The Box - Marc Levinson [90]
The ships that had launched the container era all had been leftovers, dating to World War II. As of 1965, every containership in Sea-Land’s fleet was at least two decades old, and Matson’s youngest had been launched in 1946. These older vessels, obtained from the U.S. government’s fleet at bargain-basement prices, were slow and small, but they allowed the container pioneers to get under way without huge amounts of capital. As other companies tested containerization in the early 1960s, they generally used converted World War II freighters as well. The cost of building brand-new vessels was too great for many companies to handle, even with government subsidies, and the risks of guessing wrong about future trends in cargo handling were extremely high.23
No one was more aware that the world was about to change than Malcom McLean. He was already fully committed to the container. Outracing any potential competitors, Sea-Land had converted seven vessels into containerships between 1961 and 1963. The converted ships allowed it to open West Coast service in 1962 and then to buy Alaska Freight Lines in 1964, but at the cost of increasing its debt from $8.5 million to $60 million in just two years. By 1964, far greater financing needs loomed as Sea-Land began to look at Europe. Once word of McLean’s next destination got out, the big American companies would surely enter the transatlantic container trade, and the European ship lines were bound to join in as well. To stay in the lead, McLean had no choice but to roll the dice once again. He did it by arranging two more extraordinary financial transactions in 1965.24
The first was with Daniel K. Ludwig, a man who had much in common with Malcom McLean. Ludwig, born in 1897, had entered the shipping business at age nineteen by transporting molasses around the Great Lakes. Like McLean, he ran his business with a legendary focus on costs; according to one famous story, he bought a tanker called the Anahuac and decided to keep the name because “it would have cost $50 to paint it out.” By the 1950s his National Bulk Carriers was the largest American-owned ship line, and Ludwig was one of the world’s wealthiest men. His holdings included American-Hawaiian Steamship Company, a shell since it stopped operating ships in 1953. Ludwig had watched McLean’s container venture carefully, and in January 1961 American-Hawaiian suddenly applied for $100 million in federal subsidies to build ten enormous high-speed ships and open an intercoastal service through the Panama Canal. Sea-Land promptly announced its own entry into the intercoastal route and spent the next year successfully blocking Ludwig’s bid for subsidies. Ludwig pared his subsidy request to three ships, to be powered by nuclear reactors, but then decided that the best way to profit from container shipping was to invest in Sea-Land instead. In early 1965, when McLean Industries’ shares were trading for $13 apiece, the company issued one million shares of stock to American-Hawaiian for $8.50 per share, and Ludwig joined the company’s board of directors.
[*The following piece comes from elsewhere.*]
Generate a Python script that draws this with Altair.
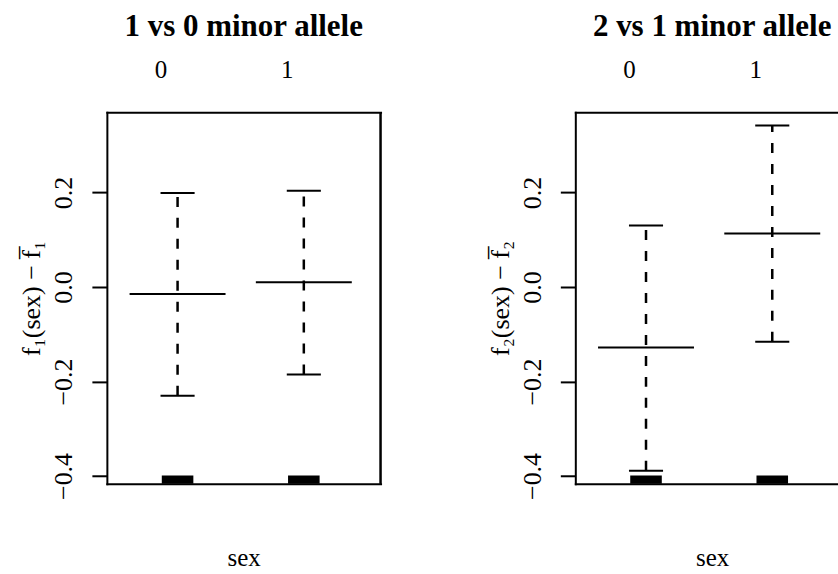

It was the first act of what would prove to be a long-running collaboration between Ludwig and Malcom McLean.25
The second deal involved Litton Industries. Litton, founded in the 1930s to make radio tubes, had been reshaped during the 1950s into a new type of company, a “conglomerate.” Among its far-flung holdings was the Ingalls Shipyard in Pascagoula, Mississippi. Litton, like the other conglomerates of the day, was bent on fast growth, and it was eager for Ingalls to diversify away from naval contracts into commercial work. McLean needed ships but had no money; Litton was rolling in money but desperate to keep its shipyard busy.